There’s also a growing conversation about the "Kukur Tihar" phenomenon. While the festival celebrates dogs, animal rights activists in Kathmandu, like those at Sneha's Care, use this visibility to highlight the plight of street dogs during the rest of the year. They argue that if we worship them for one day, we shouldn't ignore them for the other 364. It’s a nuanced, evolving dialogue.
Practical Steps for Experiencing Tihar
If you're planning to be in Nepal during this time, or if you want to celebrate from afar, keep these things in mind:
- The Dates Shift: Tihar follows the lunar calendar. It usually falls in October or November. Check the Nepali calendar (Bikram Sambat) for the specific "Yama Panchak" dates for the current year.
- Respect the Mandalas: If you see a beautiful sand painting on a shop doorstep, don't walk over it. It’s an invitation for a deity.
- Try the Selroti: It’s crunchy, sweet, and slightly chewy. It is the undisputed taste of the festival. Local sweet shops in Ason or Mangal Bazaar will have the best ones.
- Learn the Bhailo/Deusi Songs: Even knowing the basic refrain "Deusire!" will get you huge smiles from locals.
- Support Local Artisans: Buy your clay lamps (diyo) and hand-woven garlands from street vendors rather than supermarkets.
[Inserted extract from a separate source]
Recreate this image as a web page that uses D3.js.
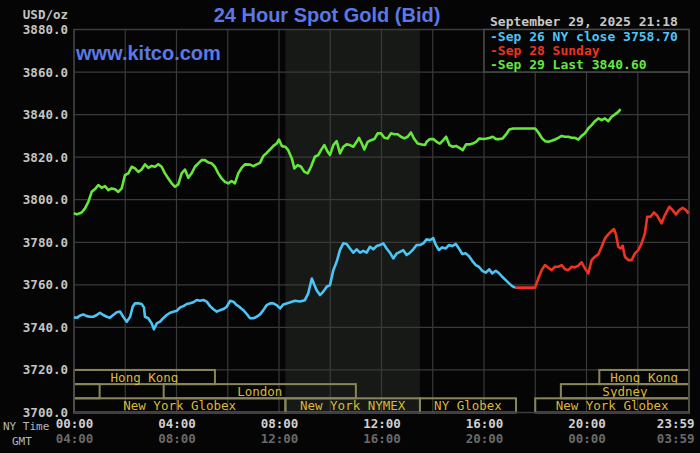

It keeps the traditional economy alive.
Tihar isn't just a spectacle for tourists. It’s a complex social fabric that stitches families back together and reminds everyone that they are part of a wider ecosystem involving animals, the dead, and the divine. It’s messy, loud, and beautiful.
To truly understand it, you have to look past the lights and see the intention behind them. Whether it's feeding a crow or blessing your own soul, Tihar is a reminder that everything—and everyone—is worth a little bit of worship.
Next Steps for Enthusiasts:
Search for the specific dates of Nepal Sambat to see when the Mha Puja processions will take place in Kathmandu Durbar Square. If you are traveling, book your accommodation in Patan or Bhaktapur at least three months in advance, as these areas offer the most authentic atmosphere for viewing the intricate door mandalas and evening oil lamp displays.